В отечественном литературоведении тема отношения Лескова к евреям, замалчивавшаяся в советское время по идеологическим соображениям, до сих пор так и не раскрыта. На западе ее подробно освещает Вильям Эджертон в его рецензии на монографию «Николай Лесков: человек и его искусство» — см. [MCLEAN][103].

Как нам представляется, позиция Лескова является вполне «шестидесятнической». В обобщенной форме ее можно сформулировать следующим образом: евреи для русского православного человека — народ чужой, чуждый «в Духе» и «зловредный» в сожительстве, но ссориться с ними и притеснять их негоже, в первую очередь из соображений справедливости и во имя столь чаемого русским народом братства во Христе: для себя я имею мнение, что лучше жить братски со всеми национальностями, и высказываю это мнение; но сам боюсь евреев и избегаю их. Я за равноправность, но не за евреев…[104].

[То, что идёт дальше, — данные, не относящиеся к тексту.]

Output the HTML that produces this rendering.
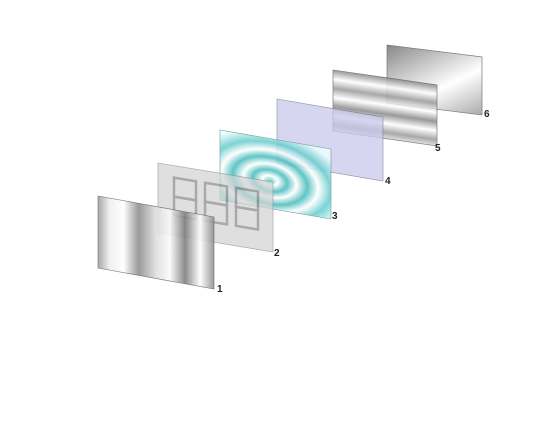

Хотя Чехов и не говорил о том, какое место в его табели о рангах занимает Лесков — его «любимый писака», в русской литературе, можно полагать, что он согласился бы с оценкой Максима Горького, утверждавшего, что:

Как художник слова Н. С. Лесков вполне достоин встать рядом с такими творцами литературы русской, каковы Л. Толстой, Гоголь, Тургенев, Гончаров. Талант Лескова силою и красотой своей немногим уступает таланту любого из названных творцов священного писания о русской земле, а широтою охвата явлений жизни, глубиною понимания бытовых загадок её, тонким знанием великорусского языка он нередко превышает названных предшественников и соратников своих [ГОРЬК-СС. Т. 24. С. 235].

Можно полагать, что и взгляды молодого Чехова в отношении к евреям в определенной степени формировались под влиянием произведений Лескова, в которых иллюстративно демонстрируется «этологический» подход к восприятию русским человеком инородцев[105].

Личное знакомство писателей состоялось на четвертом году жизни Антона Чехова в Москве, когда будучи еще студентом-медиком, он под псевдонимом Алеша Чехонте публиковал свои первые пробы пера в юмористических журналах.